As Aventuras de Azur e Asmar (Azur
et Asmar), de Michel Ocelot (França, 2006) por
Eduardo Valente
Tolerância mil
Michel Ocelot é tudo que
podemos imaginar se pensamos num autêntico animador francês. Quem conhece seus
filmes anteriores exibidos no Brasil (Kirikou e a Feiticeira e Príncipes
e Princesas) já sabe razoavelmente o que esperar deste Azur e Asmar:
uma animação feita completamente na contramão do desenho animado made in USA,
onde toda noção do espetacular é trocada pelo artesanato de fábulas altamente
conscientes tanto do seu caráter de narrativa quanto de uma certa dimensão didática
inerente ao cinema infantil (mesmo que este não o tente ser). Só que a didática
em Ocelot é a da imaginação não formatada, ou seja: não se trata de ensinar algo
para as crianças dizendo que elas devam fazer isso ou aquilo, mas simplesmente
levar a sério a responsabilidade que está implícita no ato de estar falando para
um público em formação, e ao urdir sua ficção fabular (sempre o terreno do diretor),
colocar nos mínimos detalhes uma visão ética do mundo. Se
dissemos que Ocelot é um típico francês, talvez nunca tanto como neste seu filme
tenha ficado claro que, antes de tudo, ele quer falar para as crianças do seu
país: numa França cada vez mais inflamada pela tensão étnica, nada faz mais sentido
do que narrar neste momento um filme que é nada mais do que um enorme desejo de
louvar a cultura dos países árabes e a possibilidade de irmanação destes com os
franceses. Sem precisar de nenhum discurso ou cena banal de atualização, o forte
componente político da didática de Ocelot está mais do que claro. Se desde sempre
uma das principais marcas de seus filmes é que neles o grande vilão é sempre o
maniqueísmo (com as figuras aparentemente malévolas sendo constantemente relativizadas),
Azur e Asmar radicaliza esta opção. Trata-se, na prática da narrativa de
uma odisséia heróica sem vilões. Para
os menos familizarizados com os trabalhos de Ocelot, é verdade que o começo até
pode ser um pouco tenso: aparentemente desconfortável com seu primeiro trabalho
em 3D computadorizado, as cenas iniciais, que apresentam os personagens, parecem
excessivamente travadas, aprisionadas tanto pela repetição de um mesmo formato
elíptico (com fades que separam as cenas) quanto pela pouca exploração do espaço.

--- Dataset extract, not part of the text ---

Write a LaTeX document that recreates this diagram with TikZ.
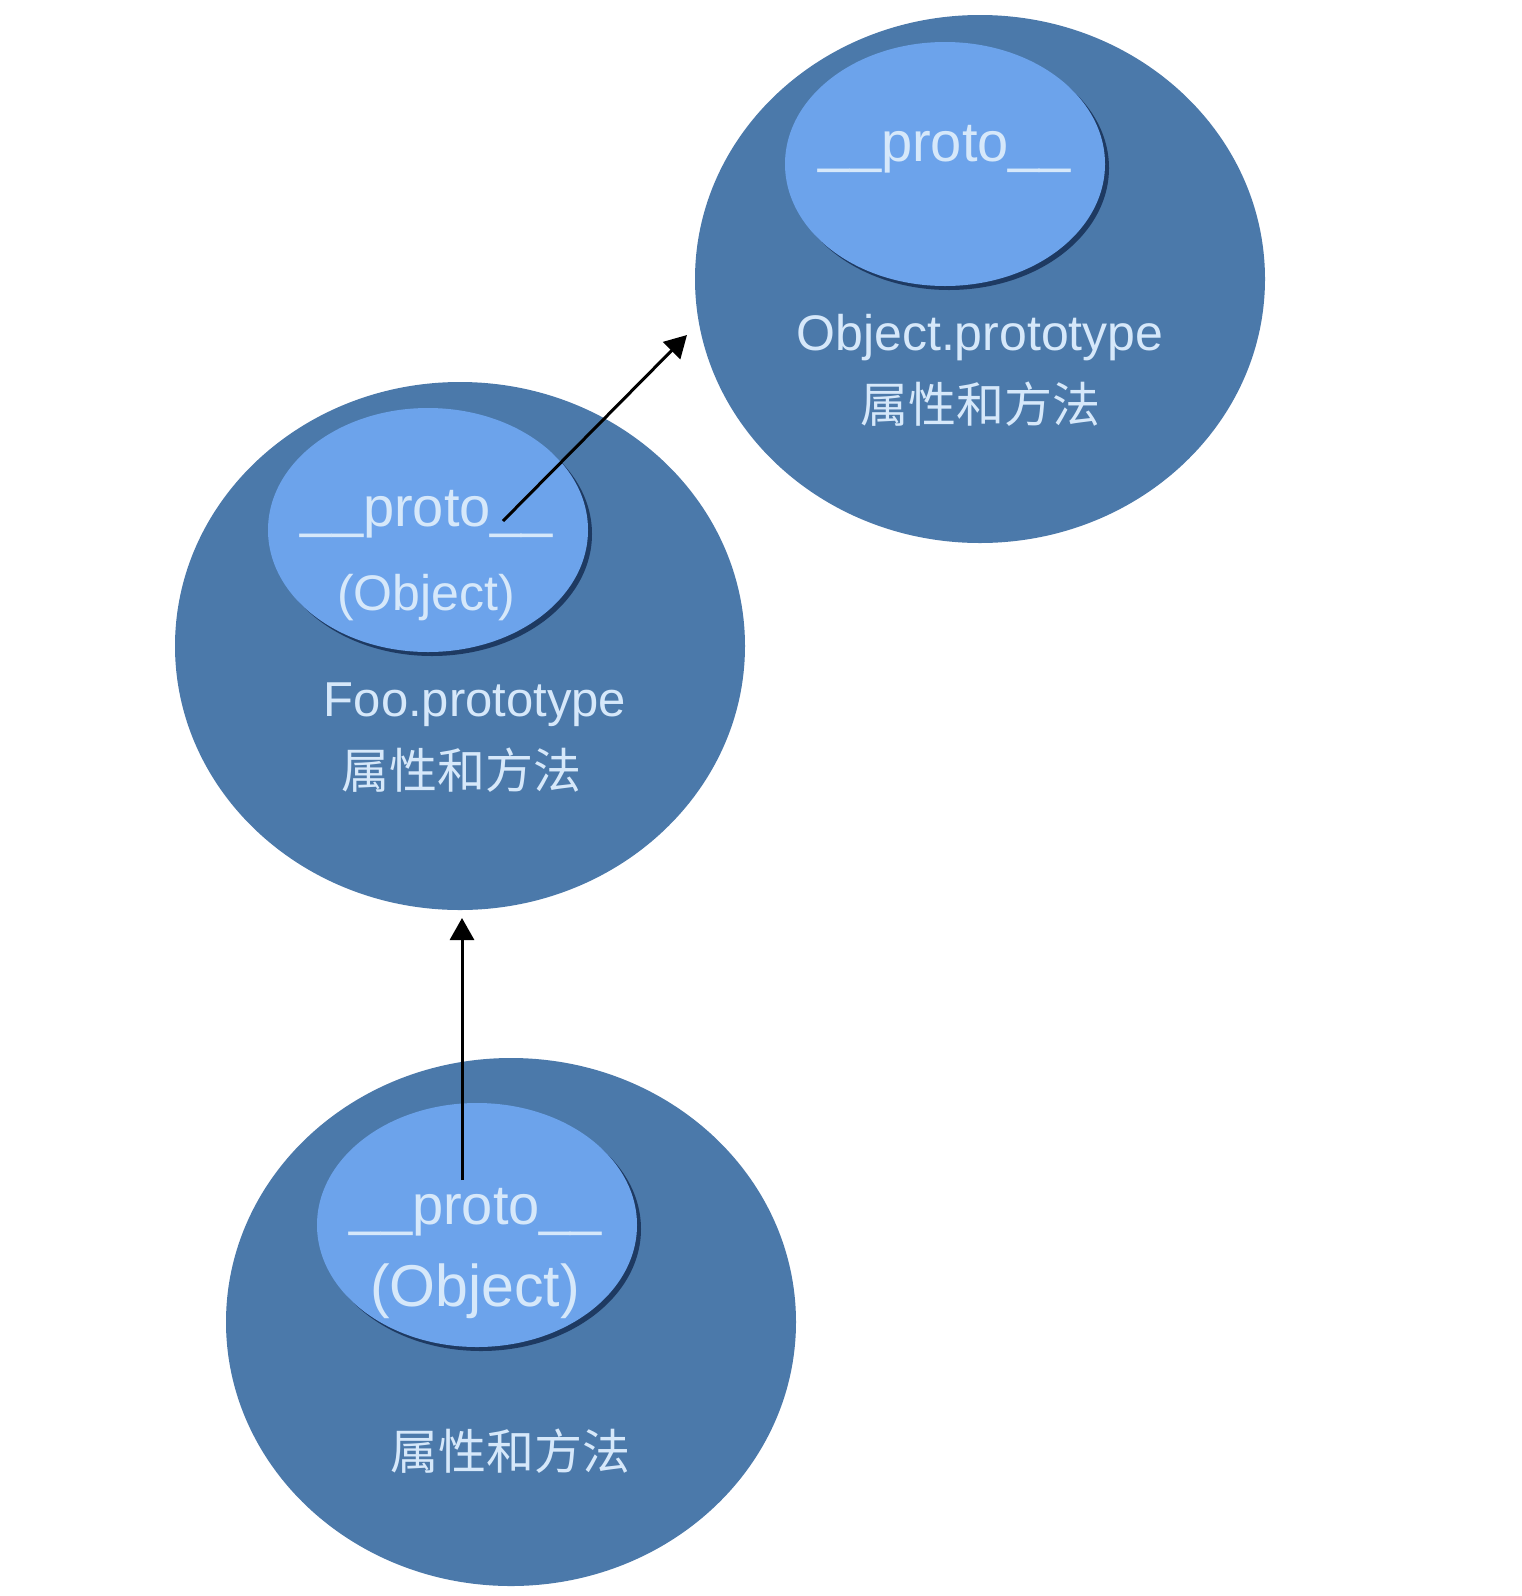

O que aparenta ser quase um defeito, aos poucos revelará o porquê: de fato não
é o espaço onde o filme começa (o continente europeu) que interessa a Ocelot explorar
– e o filme só vai ganhar vida e encanto ao sair deste junto com o protagonista
Azur. Na chegada aos países árabes, a narrativa vai ganhando força junto com a
entrada em cena de uma série cativante de personagens coadjuvantes. É quando Azur
literalmente abre os olhos para as belezas do continente africano que o filme
ganha força – e aí não pára mais. O percurso de aventuras
dos personagens tem tanto o encanto de uma aparente ancestralidade de registro
narrativo quanto uma beleza visual e sonora absolutamente inesperadas, numa exploração
conscientemente não-espetacular da tecnologia dos computadores. Se o cinema de
Ocelot é de uma outra temporalidade em relação a ação constante e incessante dos
desenhos hollywoodianos, aqui ele exacerba esta opção, e parece nos indicar
que, sem um choque de forma, não é possível haver choque de conteúdo.